Sunday, July 14, 2013

Civil War Era Fashion Chit Chat - April 1862 Peterson's Magazine

Civil War Era Fashion Chit Chat - April 1862 Peterson's Magazine

General Remarks

There have been but few new goods imported this season, economy being the order of the day. Old dresses are "made to look like new" as nearly as possible. Skirts worn out at the bottom are renewed or lengthened by a bias band, plaiting or ruffle, or silk of black or some color contrasting well with the dress. In this way two old dresses often make one stylish new one. Then antiquated bodies, or worn out bodies, are discarded, and jaunty Zouave jackets with white shirt bodies and sleeves, or Garibaldi shirts, take their place. As the season advances, pique or Marseilles will take the place of silk or flannel for these articles.

A very pretty dress may be arranged in the following way: A black silk skirt, either plain or trimmed, may be accompanied with a full body of white muslin, having bands of black velvet over the shoulder, crossed with the same in front in the form of a stomacher, and having a bow at the waist of the white muslin, wide, and with long ends, crossed with black velvet at the bottom.

Nothing new has as yet appeared in the way of trimming skirts. In fact, it would be almost impossible to have anything new in this respect, as such a variety of styles are already worn.

Dresses for evening wear are generally made with low-necked bodies, with points before and at the back, and with a fullness extending from the shoulders to the middle of the body. But bodies partially open, either square or in the heart shape are the most popular.

We have been asked to describe a dress suitable for a young lady. We give below one which is not very expensive, and can be modified according to the taste or purse of the wearer. We must premise that the combination of black and white is not at all confined to mourning, but, on the contrary, is one of the most fashionable of costumes. The dress of which we speak was composed of white tarlatane; the skirt ornamented with six narrow flounces at the bottom, each flounce trimmed with a row of tiny black velvet. The flounces were headed by a broad plaiting of tarlatane, trimmed at the top and bottom with black velvet. The low body was gathered, and cut square on the shoulders, also trimmed round with a plaiting, and finished off round the neck with a blonde tucker, having a narrow velvet run in it. A head-dress composed of black velvet and bunches of rose-buds, completed this simple but elegant toilet.

Should any of our readers feel inclined to make one of these dresses themselves, we would hint that tarlatane cannot be too little or too lightly handled, and therefore the flounces should be as quickly trimmed and put on as possible. To accomplish this, the flounces should be hemmed and the velvet put on at the same time, by turning the tarlatane once on the right side, and running the velvet on over the raw edge. In this manner the material need not be much tumbled.
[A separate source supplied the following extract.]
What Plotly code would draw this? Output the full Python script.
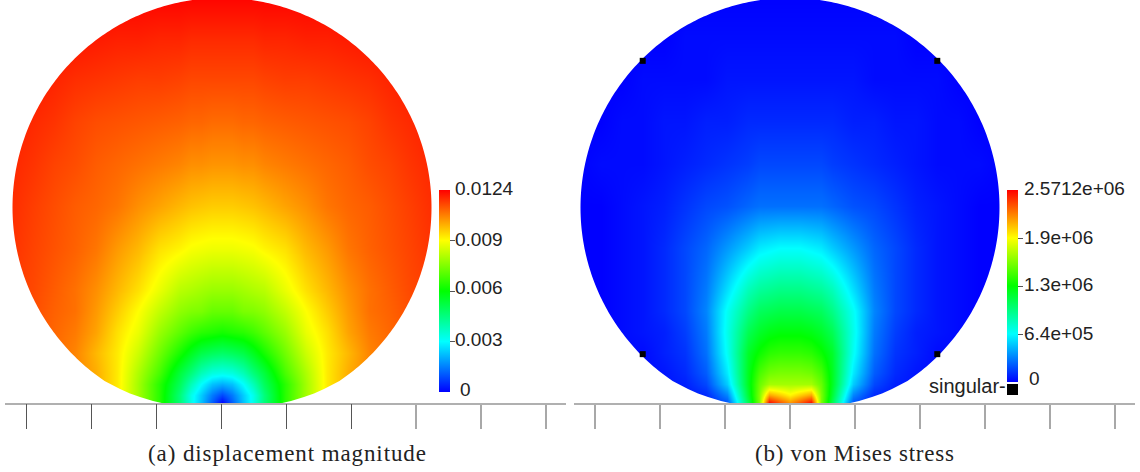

Short coats hanging loosely will be very fashionable this season. They have a jaunty look, and have the advantage of taking much less material than those lately worn. Black silk shawls trimmed with lace, or silk ruffles will also be fashionable.

Bonnets have altered but little as yet in shape. A beautiful dress hat has just been made of white tulle, bound around the edge and cape with very light blue velvet, and trimmed across the top with a broad band of blue velvet. The white ribbon strings are also bound with velvet.

Kid gloves of light color, with one or two buttons, and embroidered in little squares at the back of the hand, are the most distingue.

Friday, April 26, 2013

Civil War Era Fashion Plate - April 1862 Peterson's Magazine

Civil War Era Fashion Plate - April 1862 Peterson's Magazine

Fashions for April

Fig 1 - House Dress of dove-colored silk. The skirt is trimmed with five flounces, the alternate ones being of a darker shade than the others. Above the flounces is a ruche of the two shades of silk. The body is high and plain with a point in front. The cording of the dress and buttons are of the darker shade of silk. The sleeves are large and full, and trimmed around the points which are open with a ruche. Head-dress of lace and pink ribbon.

Fig 2 - Dinner Dress of a white organdie striped with green. The skirt is plain, and around the waist is a broad green sash. The cape is trimmed with a ruche of green ribbon. The sleeves are of very thin, plain white muslin. Head-dress of green ribbon.